_Data extract_
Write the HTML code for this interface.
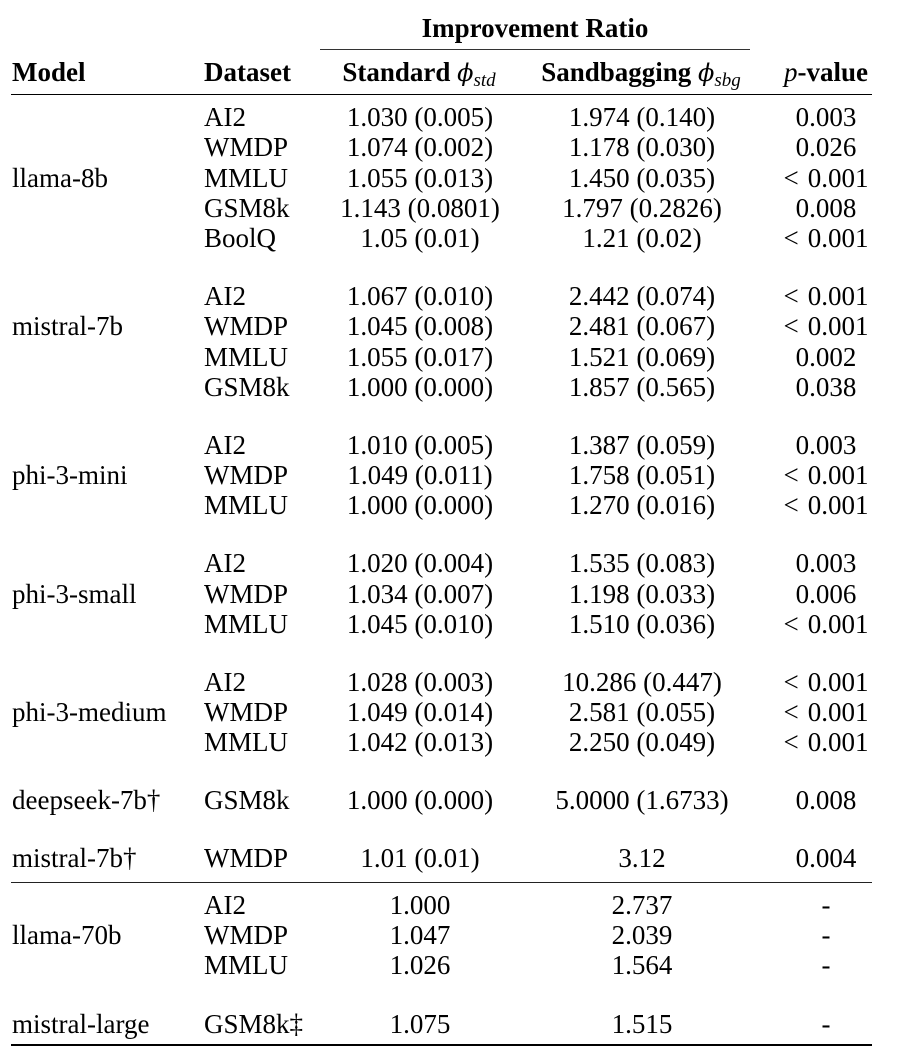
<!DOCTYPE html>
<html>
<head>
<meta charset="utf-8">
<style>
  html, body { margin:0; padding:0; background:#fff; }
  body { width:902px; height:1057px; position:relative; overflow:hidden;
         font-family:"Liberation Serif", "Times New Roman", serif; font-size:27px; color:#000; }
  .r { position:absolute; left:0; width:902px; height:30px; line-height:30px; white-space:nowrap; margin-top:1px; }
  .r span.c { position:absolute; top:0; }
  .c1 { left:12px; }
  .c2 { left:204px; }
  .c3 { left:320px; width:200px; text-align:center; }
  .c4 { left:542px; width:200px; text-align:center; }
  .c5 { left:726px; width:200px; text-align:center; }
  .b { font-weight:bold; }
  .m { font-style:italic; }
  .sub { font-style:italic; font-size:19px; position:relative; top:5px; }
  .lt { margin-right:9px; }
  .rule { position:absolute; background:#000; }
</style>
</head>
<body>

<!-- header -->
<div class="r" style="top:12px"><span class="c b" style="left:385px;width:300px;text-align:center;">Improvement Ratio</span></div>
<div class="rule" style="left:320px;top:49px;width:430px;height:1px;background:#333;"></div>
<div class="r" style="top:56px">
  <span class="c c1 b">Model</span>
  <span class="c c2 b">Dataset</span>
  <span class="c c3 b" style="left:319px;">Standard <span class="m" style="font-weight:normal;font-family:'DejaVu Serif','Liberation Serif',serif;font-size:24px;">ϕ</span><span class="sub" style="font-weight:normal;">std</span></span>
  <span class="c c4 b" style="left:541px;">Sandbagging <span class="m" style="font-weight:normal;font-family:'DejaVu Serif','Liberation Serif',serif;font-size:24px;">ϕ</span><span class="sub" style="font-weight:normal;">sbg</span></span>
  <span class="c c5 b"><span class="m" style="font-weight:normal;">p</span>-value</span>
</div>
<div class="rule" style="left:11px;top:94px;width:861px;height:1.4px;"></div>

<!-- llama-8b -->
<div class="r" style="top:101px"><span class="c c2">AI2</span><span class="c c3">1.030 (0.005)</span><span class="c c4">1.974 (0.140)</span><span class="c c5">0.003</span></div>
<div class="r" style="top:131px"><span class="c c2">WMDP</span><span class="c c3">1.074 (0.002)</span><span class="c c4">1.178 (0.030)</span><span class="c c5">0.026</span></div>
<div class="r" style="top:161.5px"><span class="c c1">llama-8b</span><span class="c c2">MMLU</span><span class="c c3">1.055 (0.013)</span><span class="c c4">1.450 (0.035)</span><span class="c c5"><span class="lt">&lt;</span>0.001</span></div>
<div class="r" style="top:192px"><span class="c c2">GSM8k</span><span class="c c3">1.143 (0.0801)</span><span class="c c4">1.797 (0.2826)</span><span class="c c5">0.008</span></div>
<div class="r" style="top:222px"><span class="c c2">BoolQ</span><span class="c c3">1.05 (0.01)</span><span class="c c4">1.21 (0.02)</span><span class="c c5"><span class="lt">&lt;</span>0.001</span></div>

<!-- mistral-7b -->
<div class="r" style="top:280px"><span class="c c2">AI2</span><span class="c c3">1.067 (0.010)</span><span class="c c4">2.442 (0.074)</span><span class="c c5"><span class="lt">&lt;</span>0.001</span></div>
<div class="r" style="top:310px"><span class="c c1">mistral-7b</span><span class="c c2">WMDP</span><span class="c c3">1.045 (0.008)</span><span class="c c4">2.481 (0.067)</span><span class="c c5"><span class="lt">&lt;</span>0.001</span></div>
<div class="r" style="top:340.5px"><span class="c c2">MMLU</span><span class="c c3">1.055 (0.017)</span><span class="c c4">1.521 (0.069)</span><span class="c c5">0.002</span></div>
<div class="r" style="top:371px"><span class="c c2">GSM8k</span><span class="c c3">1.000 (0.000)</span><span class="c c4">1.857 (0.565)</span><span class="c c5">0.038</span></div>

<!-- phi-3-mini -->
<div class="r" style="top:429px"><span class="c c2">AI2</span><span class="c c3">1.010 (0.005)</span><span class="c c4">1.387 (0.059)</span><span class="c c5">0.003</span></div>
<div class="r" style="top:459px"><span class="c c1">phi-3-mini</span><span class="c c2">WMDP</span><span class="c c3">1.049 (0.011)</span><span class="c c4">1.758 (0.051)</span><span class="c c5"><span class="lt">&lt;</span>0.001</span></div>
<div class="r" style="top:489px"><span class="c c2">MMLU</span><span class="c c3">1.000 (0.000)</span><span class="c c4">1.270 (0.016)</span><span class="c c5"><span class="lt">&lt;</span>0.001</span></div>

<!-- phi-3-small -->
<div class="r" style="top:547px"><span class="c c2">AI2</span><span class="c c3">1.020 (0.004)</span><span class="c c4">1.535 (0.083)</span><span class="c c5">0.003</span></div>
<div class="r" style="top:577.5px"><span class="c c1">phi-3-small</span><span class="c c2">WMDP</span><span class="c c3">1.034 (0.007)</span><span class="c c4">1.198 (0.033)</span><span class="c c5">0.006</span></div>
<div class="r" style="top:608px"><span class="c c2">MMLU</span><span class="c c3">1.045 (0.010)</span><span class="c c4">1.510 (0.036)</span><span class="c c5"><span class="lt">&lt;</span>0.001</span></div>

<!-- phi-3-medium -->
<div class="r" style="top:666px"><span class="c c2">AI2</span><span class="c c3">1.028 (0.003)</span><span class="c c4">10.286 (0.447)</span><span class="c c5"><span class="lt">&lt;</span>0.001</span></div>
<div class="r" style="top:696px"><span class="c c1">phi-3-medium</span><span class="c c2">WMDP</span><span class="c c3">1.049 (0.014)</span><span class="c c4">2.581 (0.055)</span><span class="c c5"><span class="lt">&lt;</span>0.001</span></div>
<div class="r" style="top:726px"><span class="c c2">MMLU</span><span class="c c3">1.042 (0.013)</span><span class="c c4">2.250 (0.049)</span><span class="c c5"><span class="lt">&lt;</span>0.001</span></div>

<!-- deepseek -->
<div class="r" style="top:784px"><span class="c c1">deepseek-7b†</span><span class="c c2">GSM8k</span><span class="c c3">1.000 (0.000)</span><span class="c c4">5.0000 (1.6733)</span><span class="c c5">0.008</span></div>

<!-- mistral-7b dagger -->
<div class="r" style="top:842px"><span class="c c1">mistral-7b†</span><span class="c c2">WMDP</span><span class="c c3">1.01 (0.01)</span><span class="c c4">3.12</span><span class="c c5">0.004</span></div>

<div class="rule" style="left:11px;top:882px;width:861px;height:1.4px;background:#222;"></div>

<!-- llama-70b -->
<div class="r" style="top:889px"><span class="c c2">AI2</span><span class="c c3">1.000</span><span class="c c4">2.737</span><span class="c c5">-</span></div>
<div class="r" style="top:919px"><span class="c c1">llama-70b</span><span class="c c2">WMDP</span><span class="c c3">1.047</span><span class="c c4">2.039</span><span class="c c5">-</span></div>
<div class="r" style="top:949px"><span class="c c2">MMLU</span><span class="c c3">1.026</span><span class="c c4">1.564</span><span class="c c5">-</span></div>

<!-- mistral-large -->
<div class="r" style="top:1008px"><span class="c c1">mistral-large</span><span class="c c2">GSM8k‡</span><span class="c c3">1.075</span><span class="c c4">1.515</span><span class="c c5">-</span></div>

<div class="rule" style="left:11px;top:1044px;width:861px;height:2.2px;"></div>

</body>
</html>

_What is required_
Pictures excluded, quote all the data above exactly.

_Worked answer_
Write the HTML code for this interface.
<!DOCTYPE html>
<html>
<head>
<meta charset="utf-8">
<style>
  html, body { margin:0; padding:0; background:#fff; }
  body { width:902px; height:1057px; position:relative; overflow:hidden;
         font-family:"Liberation Serif", "Times New Roman", serif; font-size:27px; color:#000; }
  .r { position:absolute; left:0; width:902px; height:30px; line-height:30px; white-space:nowrap; margin-top:1px; }
  .r span.c { position:absolute; top:0; }
  .c1 { left:12px; }
  .c2 { left:204px; }
  .c3 { left:320px; width:200px; text-align:center; }
  .c4 { left:542px; width:200px; text-align:center; }
  .c5 { left:726px; width:200px; text-align:center; }
  .b { font-weight:bold; }
  .m { font-style:italic; }
  .sub { font-style:italic; font-size:19px; position:relative; top:5px; }
  .lt { margin-right:9px; }
  .rule { position:absolute; background:#000; }
</style>
</head>
<body>

<!-- header -->
<div class="r" style="top:12px"><span class="c b" style="left:385px;width:300px;text-align:center;">Improvement Ratio</span></div>
<div class="rule" style="left:320px;top:49px;width:430px;height:1px;background:#333;"></div>
<div class="r" style="top:56px">
  <span class="c c1 b">Model</span>
  <span class="c c2 b">Dataset</span>
  <span class="c c3 b" style="left:319px;">Standard <span class="m" style="font-weight:normal;font-family:'DejaVu Serif','Liberation Serif',serif;font-size:24px;">ϕ</span><span class="sub" style="font-weight:normal;">std</span></span>
  <span class="c c4 b" style="left:541px;">Sandbagging <span class="m" style="font-weight:normal;font-family:'DejaVu Serif','Liberation Serif',serif;font-size:24px;">ϕ</span><span class="sub" style="font-weight:normal;">sbg</span></span>
  <span class="c c5 b"><span class="m" style="font-weight:normal;">p</span>-value</span>
</div>
<div class="rule" style="left:11px;top:94px;width:861px;height:1.4px;"></div>

<!-- llama-8b -->
<div class="r" style="top:101px"><span class="c c2">AI2</span><span class="c c3">1.030 (0.005)</span><span class="c c4">1.974 (0.140)</span><span class="c c5">0.003</span></div>
<div class="r" style="top:131px"><span class="c c2">WMDP</span><span class="c c3">1.074 (0.002)</span><span class="c c4">1.178 (0.030)</span><span class="c c5">0.026</span></div>
<div class="r" style="top:161.5px"><span class="c c1">llama-8b</span><span class="c c2">MMLU</span><span class="c c3">1.055 (0.013)</span><span class="c c4">1.450 (0.035)</span><span class="c c5"><span class="lt">&lt;</span>0.001</span></div>
<div class="r" style="top:192px"><span class="c c2">GSM8k</span><span class="c c3">1.143 (0.0801)</span><span class="c c4">1.797 (0.2826)</span><span class="c c5">0.008</span></div>
<div class="r" style="top:222px"><span class="c c2">BoolQ</span><span class="c c3">1.05 (0.01)</span><span class="c c4">1.21 (0.02)</span><span class="c c5"><span class="lt">&lt;</span>0.001</span></div>

<!-- mistral-7b -->
<div class="r" style="top:280px"><span class="c c2">AI2</span><span class="c c3">1.067 (0.010)</span><span class="c c4">2.442 (0.074)</span><span class="c c5"><span class="lt">&lt;</span>0.001</span></div>
<div class="r" style="top:310px"><span class="c c1">mistral-7b</span><span class="c c2">WMDP</span><span class="c c3">1.045 (0.008)</span><span class="c c4">2.481 (0.067)</span><span class="c c5"><span class="lt">&lt;</span>0.001</span></div>
<div class="r" style="top:340.5px"><span class="c c2">MMLU</span><span class="c c3">1.055 (0.017)</span><span class="c c4">1.521 (0.069)</span><span class="c c5">0.002</span></div>
<div class="r" style="top:371px"><span class="c c2">GSM8k</span><span class="c c3">1.000 (0.000)</span><span class="c c4">1.857 (0.565)</span><span class="c c5">0.038</span></div>

<!-- phi-3-mini -->
<div class="r" style="top:429px"><span class="c c2">AI2</span><span class="c c3">1.010 (0.005)</span><span class="c c4">1.387 (0.059)</span><span class="c c5">0.003</span></div>
<div class="r" style="top:459px"><span class="c c1">phi-3-mini</span><span class="c c2">WMDP</span><span class="c c3">1.049 (0.011)</span><span class="c c4">1.758 (0.051)</span><span class="c c5"><span class="lt">&lt;</span>0.001</span></div>
<div class="r" style="top:489px"><span class="c c2">MMLU</span><span class="c c3">1.000 (0.000)</span><span class="c c4">1.270 (0.016)</span><span class="c c5"><span class="lt">&lt;</span>0.001</span></div>

<!-- phi-3-small -->
<div class="r" style="top:547px"><span class="c c2">AI2</span><span class="c c3">1.020 (0.004)</span><span class="c c4">1.535 (0.083)</span><span class="c c5">0.003</span></div>
<div class="r" style="top:577.5px"><span class="c c1">phi-3-small</span><span class="c c2">WMDP</span><span class="c c3">1.034 (0.007)</span><span class="c c4">1.198 (0.033)</span><span class="c c5">0.006</span></div>
<div class="r" style="top:608px"><span class="c c2">MMLU</span><span class="c c3">1.045 (0.010)</span><span class="c c4">1.510 (0.036)</span><span class="c c5"><span class="lt">&lt;</span>0.001</span></div>

<!-- phi-3-medium -->
<div class="r" style="top:666px"><span class="c c2">AI2</span><span class="c c3">1.028 (0.003)</span><span class="c c4">10.286 (0.447)</span><span class="c c5"><span class="lt">&lt;</span>0.001</span></div>
<div class="r" style="top:696px"><span class="c c1">phi-3-medium</span><span class="c c2">WMDP</span><span class="c c3">1.049 (0.014)</span><span class="c c4">2.581 (0.055)</span><span class="c c5"><span class="lt">&lt;</span>0.001</span></div>
<div class="r" style="top:726px"><span class="c c2">MMLU</span><span class="c c3">1.042 (0.013)</span><span class="c c4">2.250 (0.049)</span><span class="c c5"><span class="lt">&lt;</span>0.001</span></div>

<!-- deepseek -->
<div class="r" style="top:784px"><span class="c c1">deepseek-7b†</span><span class="c c2">GSM8k</span><span class="c c3">1.000 (0.000)</span><span class="c c4">5.0000 (1.6733)</span><span class="c c5">0.008</span></div>

<!-- mistral-7b dagger -->
<div class="r" style="top:842px"><span class="c c1">mistral-7b†</span><span class="c c2">WMDP</span><span class="c c3">1.01 (0.01)</span><span class="c c4">3.12</span><span class="c c5">0.004</span></div>

<div class="rule" style="left:11px;top:882px;width:861px;height:1.4px;background:#222;"></div>

<!-- llama-70b -->
<div class="r" style="top:889px"><span class="c c2">AI2</span><span class="c c3">1.000</span><span class="c c4">2.737</span><span class="c c5">-</span></div>
<div class="r" style="top:919px"><span class="c c1">llama-70b</span><span class="c c2">WMDP</span><span class="c c3">1.047</span><span class="c c4">2.039</span><span class="c c5">-</span></div>
<div class="r" style="top:949px"><span class="c c2">MMLU</span><span class="c c3">1.026</span><span class="c c4">1.564</span><span class="c c5">-</span></div>

<!-- mistral-large -->
<div class="r" style="top:1008px"><span class="c c1">mistral-large</span><span class="c c2">GSM8k‡</span><span class="c c3">1.075</span><span class="c c4">1.515</span><span class="c c5">-</span></div>

<div class="rule" style="left:11px;top:1044px;width:861px;height:2.2px;"></div>

</body>
</html>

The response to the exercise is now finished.